++++ Given information
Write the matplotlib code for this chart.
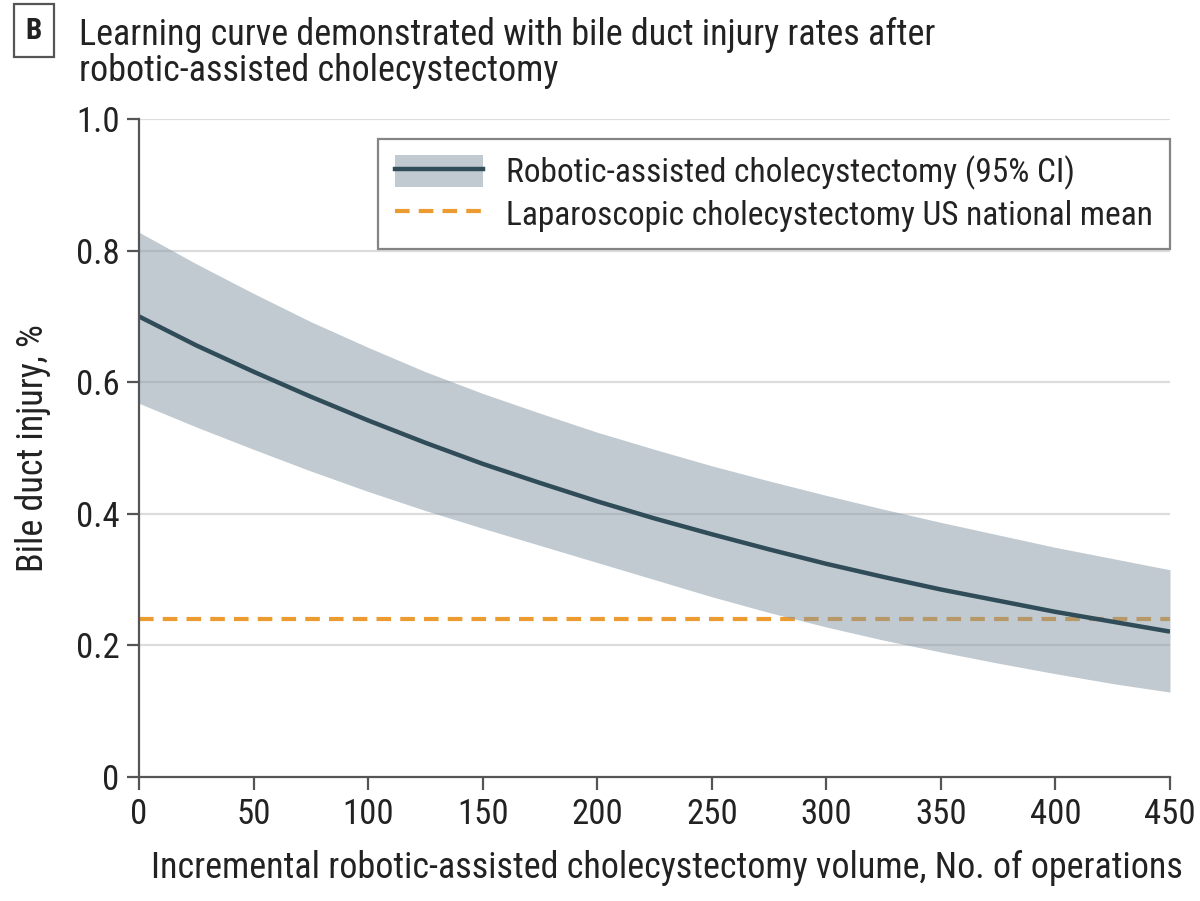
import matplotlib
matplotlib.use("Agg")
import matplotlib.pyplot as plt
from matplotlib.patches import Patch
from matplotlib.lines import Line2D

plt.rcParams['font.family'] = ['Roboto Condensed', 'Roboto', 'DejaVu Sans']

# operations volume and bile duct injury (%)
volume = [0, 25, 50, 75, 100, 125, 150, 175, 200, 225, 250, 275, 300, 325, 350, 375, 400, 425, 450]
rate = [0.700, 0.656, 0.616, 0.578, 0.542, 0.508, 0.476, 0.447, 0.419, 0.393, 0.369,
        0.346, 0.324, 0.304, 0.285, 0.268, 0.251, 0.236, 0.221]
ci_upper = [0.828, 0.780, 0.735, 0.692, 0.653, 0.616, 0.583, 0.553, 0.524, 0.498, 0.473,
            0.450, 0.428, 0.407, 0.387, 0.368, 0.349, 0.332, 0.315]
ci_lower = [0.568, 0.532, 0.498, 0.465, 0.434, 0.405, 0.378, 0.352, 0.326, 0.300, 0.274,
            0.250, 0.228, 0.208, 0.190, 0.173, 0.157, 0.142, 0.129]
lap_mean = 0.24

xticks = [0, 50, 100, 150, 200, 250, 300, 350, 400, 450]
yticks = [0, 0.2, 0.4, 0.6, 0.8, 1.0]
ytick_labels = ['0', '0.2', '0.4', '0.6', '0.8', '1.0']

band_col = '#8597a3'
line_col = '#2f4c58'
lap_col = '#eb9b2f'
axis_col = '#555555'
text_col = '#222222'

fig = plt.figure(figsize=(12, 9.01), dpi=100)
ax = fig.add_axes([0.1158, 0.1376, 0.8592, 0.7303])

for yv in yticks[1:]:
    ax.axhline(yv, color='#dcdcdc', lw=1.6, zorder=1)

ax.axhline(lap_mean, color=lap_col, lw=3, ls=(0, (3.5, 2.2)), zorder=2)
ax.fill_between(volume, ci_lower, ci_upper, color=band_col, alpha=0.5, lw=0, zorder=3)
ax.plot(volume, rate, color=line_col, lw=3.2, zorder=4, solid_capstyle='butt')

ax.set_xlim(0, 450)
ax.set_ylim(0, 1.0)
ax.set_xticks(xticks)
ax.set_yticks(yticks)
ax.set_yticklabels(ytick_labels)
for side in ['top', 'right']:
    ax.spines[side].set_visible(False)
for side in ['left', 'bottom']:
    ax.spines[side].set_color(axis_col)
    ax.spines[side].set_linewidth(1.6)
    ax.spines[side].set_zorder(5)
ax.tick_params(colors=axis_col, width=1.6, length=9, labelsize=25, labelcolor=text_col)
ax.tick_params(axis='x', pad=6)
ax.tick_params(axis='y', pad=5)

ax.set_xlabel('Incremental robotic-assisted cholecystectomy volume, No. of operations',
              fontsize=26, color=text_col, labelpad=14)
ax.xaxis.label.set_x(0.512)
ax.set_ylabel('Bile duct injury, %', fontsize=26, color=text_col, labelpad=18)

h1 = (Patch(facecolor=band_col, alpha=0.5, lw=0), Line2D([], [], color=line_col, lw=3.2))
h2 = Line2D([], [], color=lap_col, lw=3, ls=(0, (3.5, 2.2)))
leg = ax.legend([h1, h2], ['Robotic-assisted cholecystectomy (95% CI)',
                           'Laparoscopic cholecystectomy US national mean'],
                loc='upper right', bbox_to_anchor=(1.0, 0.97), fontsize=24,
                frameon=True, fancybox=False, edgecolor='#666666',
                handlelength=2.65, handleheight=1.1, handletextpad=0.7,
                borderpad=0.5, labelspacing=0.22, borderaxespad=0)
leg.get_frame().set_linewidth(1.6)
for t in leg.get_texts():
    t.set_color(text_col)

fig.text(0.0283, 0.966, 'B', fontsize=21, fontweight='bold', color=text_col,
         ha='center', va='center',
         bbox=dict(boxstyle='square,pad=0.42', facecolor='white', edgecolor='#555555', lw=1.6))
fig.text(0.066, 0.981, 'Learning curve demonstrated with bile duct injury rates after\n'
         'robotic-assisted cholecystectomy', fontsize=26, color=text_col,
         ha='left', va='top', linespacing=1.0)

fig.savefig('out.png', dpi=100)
++++++++
• **Task requirements**: Restate the whole listing above exactly, except for its images.

• **Expected output**:
Write the matplotlib code for this chart.
import matplotlib
matplotlib.use("Agg")
import matplotlib.pyplot as plt
from matplotlib.patches import Patch
from matplotlib.lines import Line2D

plt.rcParams['font.family'] = ['Roboto Condensed', 'Roboto', 'DejaVu Sans']

# operations volume and bile duct injury (%)
volume = [0, 25, 50, 75, 100, 125, 150, 175, 200, 225, 250, 275, 300, 325, 350, 375, 400, 425, 450]
rate = [0.700, 0.656, 0.616, 0.578, 0.542, 0.508, 0.476, 0.447, 0.419, 0.393, 0.369,
        0.346, 0.324, 0.304, 0.285, 0.268, 0.251, 0.236, 0.221]
ci_upper = [0.828, 0.780, 0.735, 0.692, 0.653, 0.616, 0.583, 0.553, 0.524, 0.498, 0.473,
            0.450, 0.428, 0.407, 0.387, 0.368, 0.349, 0.332, 0.315]
ci_lower = [0.568, 0.532, 0.498, 0.465, 0.434, 0.405, 0.378, 0.352, 0.326, 0.300, 0.274,
            0.250, 0.228, 0.208, 0.190, 0.173, 0.157, 0.142, 0.129]
lap_mean = 0.24

xticks = [0, 50, 100, 150, 200, 250, 300, 350, 400, 450]
yticks = [0, 0.2, 0.4, 0.6, 0.8, 1.0]
ytick_labels = ['0', '0.2', '0.4', '0.6', '0.8', '1.0']

band_col = '#8597a3'
line_col = '#2f4c58'
lap_col = '#eb9b2f'
axis_col = '#555555'
text_col = '#222222'

fig = plt.figure(figsize=(12, 9.01), dpi=100)
ax = fig.add_axes([0.1158, 0.1376, 0.8592, 0.7303])

for yv in yticks[1:]:
    ax.axhline(yv, color='#dcdcdc', lw=1.6, zorder=1)

ax.axhline(lap_mean, color=lap_col, lw=3, ls=(0, (3.5, 2.2)), zorder=2)
ax.fill_between(volume, ci_lower, ci_upper, color=band_col, alpha=0.5, lw=0, zorder=3)
ax.plot(volume, rate, color=line_col, lw=3.2, zorder=4, solid_capstyle='butt')

ax.set_xlim(0, 450)
ax.set_ylim(0, 1.0)
ax.set_xticks(xticks)
ax.set_yticks(yticks)
ax.set_yticklabels(ytick_labels)
for side in ['top', 'right']:
    ax.spines[side].set_visible(False)
for side in ['left', 'bottom']:
    ax.spines[side].set_color(axis_col)
    ax.spines[side].set_linewidth(1.6)
    ax.spines[side].set_zorder(5)
ax.tick_params(colors=axis_col, width=1.6, length=9, labelsize=25, labelcolor=text_col)
ax.tick_params(axis='x', pad=6)
ax.tick_params(axis='y', pad=5)

ax.set_xlabel('Incremental robotic-assisted cholecystectomy volume, No. of operations',
              fontsize=26, color=text_col, labelpad=14)
ax.xaxis.label.set_x(0.512)
ax.set_ylabel('Bile duct injury, %', fontsize=26, color=text_col, labelpad=18)

h1 = (Patch(facecolor=band_col, alpha=0.5, lw=0), Line2D([], [], color=line_col, lw=3.2))
h2 = Line2D([], [], color=lap_col, lw=3, ls=(0, (3.5, 2.2)))
leg = ax.legend([h1, h2], ['Robotic-assisted cholecystectomy (95% CI)',
                           'Laparoscopic cholecystectomy US national mean'],
                loc='upper right', bbox_to_anchor=(1.0, 0.97), fontsize=24,
                frameon=True, fancybox=False, edgecolor='#666666',
                handlelength=2.65, handleheight=1.1, handletextpad=0.7,
                borderpad=0.5, labelspacing=0.22, borderaxespad=0)
leg.get_frame().set_linewidth(1.6)
for t in leg.get_texts():
    t.set_color(text_col)

fig.text(0.0283, 0.966, 'B', fontsize=21, fontweight='bold', color=text_col,
         ha='center', va='center',
         bbox=dict(boxstyle='square,pad=0.42', facecolor='white', edgecolor='#555555', lw=1.6))
fig.text(0.066, 0.981, 'Learning curve demonstrated with bile duct injury rates after\n'
         'robotic-assisted cholecystectomy', fontsize=26, color=text_col,
         ha='left', va='top', linespacing=1.0)

fig.savefig('out.png', dpi=100)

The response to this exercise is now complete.